Required work: Please quote exactly the opening lines of the data, from the first line to the one where "const e2eTicks = [20, 40, 60];" appears.

Given material:
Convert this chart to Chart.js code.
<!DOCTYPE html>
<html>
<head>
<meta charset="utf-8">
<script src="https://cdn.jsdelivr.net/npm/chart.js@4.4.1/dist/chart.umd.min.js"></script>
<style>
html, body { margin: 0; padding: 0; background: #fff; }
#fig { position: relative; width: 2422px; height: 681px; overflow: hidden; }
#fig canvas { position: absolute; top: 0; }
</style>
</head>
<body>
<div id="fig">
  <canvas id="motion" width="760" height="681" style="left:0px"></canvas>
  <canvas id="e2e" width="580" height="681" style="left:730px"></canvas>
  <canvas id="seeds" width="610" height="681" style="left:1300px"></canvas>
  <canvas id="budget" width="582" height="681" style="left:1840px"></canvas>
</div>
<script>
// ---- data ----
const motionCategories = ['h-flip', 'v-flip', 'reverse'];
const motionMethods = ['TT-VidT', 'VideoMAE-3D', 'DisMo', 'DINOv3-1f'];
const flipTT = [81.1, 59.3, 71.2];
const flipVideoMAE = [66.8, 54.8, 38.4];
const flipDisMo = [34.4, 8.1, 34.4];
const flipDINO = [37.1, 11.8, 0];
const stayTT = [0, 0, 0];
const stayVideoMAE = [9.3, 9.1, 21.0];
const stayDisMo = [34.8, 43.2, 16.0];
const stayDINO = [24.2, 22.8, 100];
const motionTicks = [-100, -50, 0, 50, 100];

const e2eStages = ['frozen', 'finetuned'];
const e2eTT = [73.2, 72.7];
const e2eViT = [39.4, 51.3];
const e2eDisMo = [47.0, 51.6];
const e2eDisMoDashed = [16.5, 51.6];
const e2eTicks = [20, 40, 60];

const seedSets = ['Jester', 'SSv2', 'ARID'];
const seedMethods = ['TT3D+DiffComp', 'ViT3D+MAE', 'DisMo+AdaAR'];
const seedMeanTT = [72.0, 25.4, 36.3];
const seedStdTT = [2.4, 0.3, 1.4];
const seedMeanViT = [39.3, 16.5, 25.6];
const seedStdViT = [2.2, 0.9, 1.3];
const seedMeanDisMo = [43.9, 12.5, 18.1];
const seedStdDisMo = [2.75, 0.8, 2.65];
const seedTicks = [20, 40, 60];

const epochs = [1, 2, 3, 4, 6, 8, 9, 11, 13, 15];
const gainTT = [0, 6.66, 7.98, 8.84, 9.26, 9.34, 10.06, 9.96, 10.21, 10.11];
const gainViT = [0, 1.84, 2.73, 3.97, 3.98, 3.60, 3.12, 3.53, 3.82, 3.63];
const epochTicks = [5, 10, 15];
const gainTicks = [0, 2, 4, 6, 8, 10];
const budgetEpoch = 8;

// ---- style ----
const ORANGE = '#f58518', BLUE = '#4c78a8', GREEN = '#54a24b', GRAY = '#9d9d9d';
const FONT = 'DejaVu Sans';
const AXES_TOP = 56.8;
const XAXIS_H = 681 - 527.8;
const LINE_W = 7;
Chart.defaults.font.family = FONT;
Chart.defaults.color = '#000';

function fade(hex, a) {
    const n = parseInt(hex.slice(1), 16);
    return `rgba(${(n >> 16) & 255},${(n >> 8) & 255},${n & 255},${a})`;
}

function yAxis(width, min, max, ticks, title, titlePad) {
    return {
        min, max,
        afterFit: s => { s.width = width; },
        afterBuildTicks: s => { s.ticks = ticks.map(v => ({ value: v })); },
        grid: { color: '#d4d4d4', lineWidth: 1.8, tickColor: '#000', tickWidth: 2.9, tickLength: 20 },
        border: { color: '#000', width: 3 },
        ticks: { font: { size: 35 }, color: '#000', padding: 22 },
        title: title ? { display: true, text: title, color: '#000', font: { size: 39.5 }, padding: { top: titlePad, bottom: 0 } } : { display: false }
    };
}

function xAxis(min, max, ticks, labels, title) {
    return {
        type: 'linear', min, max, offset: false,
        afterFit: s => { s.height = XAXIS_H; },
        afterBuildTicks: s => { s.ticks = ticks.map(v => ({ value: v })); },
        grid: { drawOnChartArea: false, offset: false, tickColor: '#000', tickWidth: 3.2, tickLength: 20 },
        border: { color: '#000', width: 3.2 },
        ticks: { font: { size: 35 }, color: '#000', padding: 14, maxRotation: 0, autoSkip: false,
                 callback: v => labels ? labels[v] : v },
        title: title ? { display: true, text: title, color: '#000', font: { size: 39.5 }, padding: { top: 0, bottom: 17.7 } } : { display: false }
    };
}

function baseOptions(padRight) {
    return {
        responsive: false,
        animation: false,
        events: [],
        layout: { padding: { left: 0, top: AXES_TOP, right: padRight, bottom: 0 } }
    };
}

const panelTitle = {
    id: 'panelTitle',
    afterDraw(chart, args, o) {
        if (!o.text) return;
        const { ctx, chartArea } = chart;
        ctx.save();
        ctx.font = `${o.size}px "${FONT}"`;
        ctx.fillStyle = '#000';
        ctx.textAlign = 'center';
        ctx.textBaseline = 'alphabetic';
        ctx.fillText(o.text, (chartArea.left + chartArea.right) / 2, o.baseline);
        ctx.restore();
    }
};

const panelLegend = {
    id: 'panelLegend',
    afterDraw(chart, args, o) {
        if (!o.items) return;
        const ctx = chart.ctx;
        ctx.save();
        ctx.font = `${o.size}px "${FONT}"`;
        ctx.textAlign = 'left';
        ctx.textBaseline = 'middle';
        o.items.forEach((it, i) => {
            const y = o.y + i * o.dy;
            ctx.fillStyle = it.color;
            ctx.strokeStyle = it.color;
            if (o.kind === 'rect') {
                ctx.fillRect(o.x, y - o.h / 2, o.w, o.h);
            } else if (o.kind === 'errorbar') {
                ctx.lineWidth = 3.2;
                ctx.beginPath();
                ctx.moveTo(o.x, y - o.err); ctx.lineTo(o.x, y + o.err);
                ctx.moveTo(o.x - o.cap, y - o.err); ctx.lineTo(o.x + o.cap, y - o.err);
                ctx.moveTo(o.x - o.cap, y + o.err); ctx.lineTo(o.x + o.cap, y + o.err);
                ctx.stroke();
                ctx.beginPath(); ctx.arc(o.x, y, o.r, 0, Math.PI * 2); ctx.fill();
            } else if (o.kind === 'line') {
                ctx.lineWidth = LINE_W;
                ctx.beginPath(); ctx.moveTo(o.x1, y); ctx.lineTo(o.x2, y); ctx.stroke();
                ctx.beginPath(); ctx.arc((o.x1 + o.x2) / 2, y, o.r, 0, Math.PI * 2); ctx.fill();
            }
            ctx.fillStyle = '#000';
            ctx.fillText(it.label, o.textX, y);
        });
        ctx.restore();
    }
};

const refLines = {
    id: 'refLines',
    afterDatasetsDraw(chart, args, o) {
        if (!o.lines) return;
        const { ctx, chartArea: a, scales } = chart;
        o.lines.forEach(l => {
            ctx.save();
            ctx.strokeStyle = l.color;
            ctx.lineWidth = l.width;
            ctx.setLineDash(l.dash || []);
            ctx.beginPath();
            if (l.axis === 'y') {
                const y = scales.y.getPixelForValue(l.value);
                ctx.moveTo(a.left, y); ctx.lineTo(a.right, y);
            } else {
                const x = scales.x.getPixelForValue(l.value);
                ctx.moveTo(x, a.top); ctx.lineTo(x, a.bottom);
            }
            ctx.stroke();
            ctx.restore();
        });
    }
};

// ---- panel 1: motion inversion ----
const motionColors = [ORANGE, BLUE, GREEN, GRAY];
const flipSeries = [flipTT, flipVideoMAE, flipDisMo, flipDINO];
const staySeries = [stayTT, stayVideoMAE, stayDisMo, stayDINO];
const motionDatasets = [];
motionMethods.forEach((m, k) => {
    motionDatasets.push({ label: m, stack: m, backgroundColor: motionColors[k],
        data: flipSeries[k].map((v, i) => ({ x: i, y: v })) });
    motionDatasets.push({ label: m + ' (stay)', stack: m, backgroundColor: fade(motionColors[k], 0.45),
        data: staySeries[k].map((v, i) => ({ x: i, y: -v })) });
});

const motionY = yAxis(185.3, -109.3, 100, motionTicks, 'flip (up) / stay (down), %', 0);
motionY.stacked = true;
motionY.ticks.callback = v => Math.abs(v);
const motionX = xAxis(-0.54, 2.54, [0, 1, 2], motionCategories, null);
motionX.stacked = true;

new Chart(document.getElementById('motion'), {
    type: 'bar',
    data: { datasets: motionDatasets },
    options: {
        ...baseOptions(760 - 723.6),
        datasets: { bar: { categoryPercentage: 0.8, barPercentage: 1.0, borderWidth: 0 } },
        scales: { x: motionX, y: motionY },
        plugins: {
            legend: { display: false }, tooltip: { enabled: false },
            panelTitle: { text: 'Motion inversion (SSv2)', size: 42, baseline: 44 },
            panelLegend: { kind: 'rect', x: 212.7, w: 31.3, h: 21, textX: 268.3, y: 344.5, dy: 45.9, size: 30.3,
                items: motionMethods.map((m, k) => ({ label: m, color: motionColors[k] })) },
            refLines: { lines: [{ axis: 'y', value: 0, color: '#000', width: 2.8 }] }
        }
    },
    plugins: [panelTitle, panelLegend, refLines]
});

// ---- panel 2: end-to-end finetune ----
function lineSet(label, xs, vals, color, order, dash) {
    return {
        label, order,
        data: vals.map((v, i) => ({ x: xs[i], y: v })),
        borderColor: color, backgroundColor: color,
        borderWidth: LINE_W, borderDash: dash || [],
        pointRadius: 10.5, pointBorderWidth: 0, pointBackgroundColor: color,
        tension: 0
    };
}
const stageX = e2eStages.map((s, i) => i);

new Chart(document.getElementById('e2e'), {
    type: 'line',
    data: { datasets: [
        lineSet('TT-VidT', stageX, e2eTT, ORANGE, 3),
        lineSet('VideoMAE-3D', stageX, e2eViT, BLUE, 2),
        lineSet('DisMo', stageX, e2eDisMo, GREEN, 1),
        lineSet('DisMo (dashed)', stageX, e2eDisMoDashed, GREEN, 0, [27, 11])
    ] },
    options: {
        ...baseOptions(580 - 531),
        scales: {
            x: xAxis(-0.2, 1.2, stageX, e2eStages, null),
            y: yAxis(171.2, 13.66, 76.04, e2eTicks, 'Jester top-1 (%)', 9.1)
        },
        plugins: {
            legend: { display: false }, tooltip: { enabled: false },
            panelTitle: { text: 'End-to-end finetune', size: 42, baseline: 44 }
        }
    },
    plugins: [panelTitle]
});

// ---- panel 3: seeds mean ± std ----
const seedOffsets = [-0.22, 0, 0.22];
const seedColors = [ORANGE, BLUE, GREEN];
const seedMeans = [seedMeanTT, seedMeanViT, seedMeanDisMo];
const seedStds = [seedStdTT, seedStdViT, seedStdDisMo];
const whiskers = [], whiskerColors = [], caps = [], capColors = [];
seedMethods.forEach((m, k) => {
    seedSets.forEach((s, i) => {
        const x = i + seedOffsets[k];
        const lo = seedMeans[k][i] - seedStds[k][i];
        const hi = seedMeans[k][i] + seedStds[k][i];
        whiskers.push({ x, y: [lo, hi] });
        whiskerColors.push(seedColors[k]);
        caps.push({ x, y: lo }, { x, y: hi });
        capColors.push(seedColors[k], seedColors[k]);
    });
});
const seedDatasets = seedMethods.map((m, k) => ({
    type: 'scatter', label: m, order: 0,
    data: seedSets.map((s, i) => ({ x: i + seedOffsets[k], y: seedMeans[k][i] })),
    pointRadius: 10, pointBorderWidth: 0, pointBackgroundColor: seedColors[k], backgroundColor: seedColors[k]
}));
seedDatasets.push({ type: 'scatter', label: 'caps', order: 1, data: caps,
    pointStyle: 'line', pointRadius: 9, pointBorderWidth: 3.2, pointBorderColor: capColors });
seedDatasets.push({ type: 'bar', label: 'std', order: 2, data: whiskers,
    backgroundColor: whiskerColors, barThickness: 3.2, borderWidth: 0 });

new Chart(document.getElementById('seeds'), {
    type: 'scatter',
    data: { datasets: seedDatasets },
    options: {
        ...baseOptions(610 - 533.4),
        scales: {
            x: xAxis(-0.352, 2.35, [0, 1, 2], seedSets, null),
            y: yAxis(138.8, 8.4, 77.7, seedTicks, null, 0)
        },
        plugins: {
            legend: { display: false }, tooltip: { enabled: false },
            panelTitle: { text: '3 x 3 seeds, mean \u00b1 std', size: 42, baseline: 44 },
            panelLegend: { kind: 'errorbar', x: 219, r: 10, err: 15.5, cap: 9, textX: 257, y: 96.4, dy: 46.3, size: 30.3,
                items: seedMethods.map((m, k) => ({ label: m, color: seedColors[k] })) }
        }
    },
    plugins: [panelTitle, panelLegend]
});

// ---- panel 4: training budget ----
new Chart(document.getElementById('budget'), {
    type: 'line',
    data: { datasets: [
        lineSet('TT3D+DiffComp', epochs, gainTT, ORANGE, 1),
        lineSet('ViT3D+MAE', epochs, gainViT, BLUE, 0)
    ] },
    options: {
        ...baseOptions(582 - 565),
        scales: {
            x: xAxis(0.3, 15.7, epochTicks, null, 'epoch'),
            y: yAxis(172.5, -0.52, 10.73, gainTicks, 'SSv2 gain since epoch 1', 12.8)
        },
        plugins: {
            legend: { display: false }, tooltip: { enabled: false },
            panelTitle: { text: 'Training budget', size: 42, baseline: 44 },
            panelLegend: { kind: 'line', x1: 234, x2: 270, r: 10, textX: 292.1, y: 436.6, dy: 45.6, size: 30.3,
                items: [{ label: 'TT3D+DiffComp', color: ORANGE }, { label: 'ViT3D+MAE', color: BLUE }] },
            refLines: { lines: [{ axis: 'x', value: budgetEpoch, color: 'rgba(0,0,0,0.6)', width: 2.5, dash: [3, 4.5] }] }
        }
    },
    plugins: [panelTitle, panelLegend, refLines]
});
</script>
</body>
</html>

Solved exercise:
Convert this chart to Chart.js code.
<!DOCTYPE html>
<html>
<head>
<meta charset="utf-8">
<script src="https://cdn.jsdelivr.net/npm/chart.js@4.4.1/dist/chart.umd.min.js"></script>
<style>
html, body { margin: 0; padding: 0; background: #fff; }
#fig { position: relative; width: 2422px; height: 681px; overflow: hidden; }
#fig canvas { position: absolute; top: 0; }
</style>
</head>
<body>
<div id="fig">
  <canvas id="motion" width="760" height="681" style="left:0px"></canvas>
  <canvas id="e2e" width="580" height="681" style="left:730px"></canvas>
  <canvas id="seeds" width="610" height="681" style="left:1300px"></canvas>
  <canvas id="budget" width="582" height="681" style="left:1840px"></canvas>
</div>
<script>
// ---- data ----
const motionCategories = ['h-flip', 'v-flip', 'reverse'];
const motionMethods = ['TT-VidT', 'VideoMAE-3D', 'DisMo', 'DINOv3-1f'];
const flipTT = [81.1, 59.3, 71.2];
const flipVideoMAE = [66.8, 54.8, 38.4];
const flipDisMo = [34.4, 8.1, 34.4];
const flipDINO = [37.1, 11.8, 0];
const stayTT = [0, 0, 0];
const stayVideoMAE = [9.3, 9.1, 21.0];
const stayDisMo = [34.8, 43.2, 16.0];
const stayDINO = [24.2, 22.8, 100];
const motionTicks = [-100, -50, 0, 50, 100];

const e2eStages = ['frozen', 'finetuned'];
const e2eTT = [73.2, 72.7];
const e2eViT = [39.4, 51.3];
const e2eDisMo = [47.0, 51.6];
const e2eDisMoDashed = [16.5, 51.6];
const e2eTicks = [20, 40, 60];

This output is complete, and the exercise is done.